SINGAPORE (BLOOMBERG) – Singapore-based online classifieds marketplace operator Carousell is considering a United States listing via a merger with a blank-cheque company, according to sources with knowledge of the matter.
The start-up is working with an adviser on the potential transaction that could value the company at as much as US$1.5 billion (S$2 billion), said the people, who asked not to be named as the process is private. A listing through a special purpose acquisition company (Spac) could take place as soon as the end of this year, the sources said.
Carousell would be joining a growing list of companies in South-east Asia that are planning to go public in the US via Spac mergers. They include Malaysia’s online used-car platform Carsome and Indonesia’s Tiket.com as well as Singapore’s PropertyGuru and Grab Holdings.

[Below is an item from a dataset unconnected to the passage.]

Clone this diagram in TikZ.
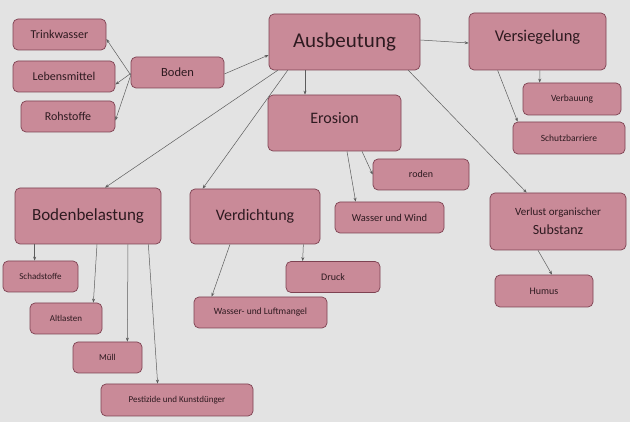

A Spac raises capital through an initial public offering (IPO) for the purpose of acquiring an existing operating company. Subsequently, an operating company can merge with or be acquired by the publicly traded Spac and become a listed company in lieu of executing its own IPO.
Discussions are preliminary and details of Carousell’s listing plans could change, the people said. A representative for the company declined to comment.
The company runs several online marketplaces including Carousell, Chotot.com in Vietnam, Mudah in Malaysia and OneKyat in Myanmar, according to its website.
The platform Carousell was founded in 2012 and now counts Telenor Group, Rakuten Ventures, Naver, and Sequoia Capital India among its backers.
The marketplace has since expanded to eight markets across South-east Asia, Taiwan and Hong Kong, allowing users to buy and sell a diverse range of products including cars, lifestyle, gadgets, fashion accessories and even cleaning services.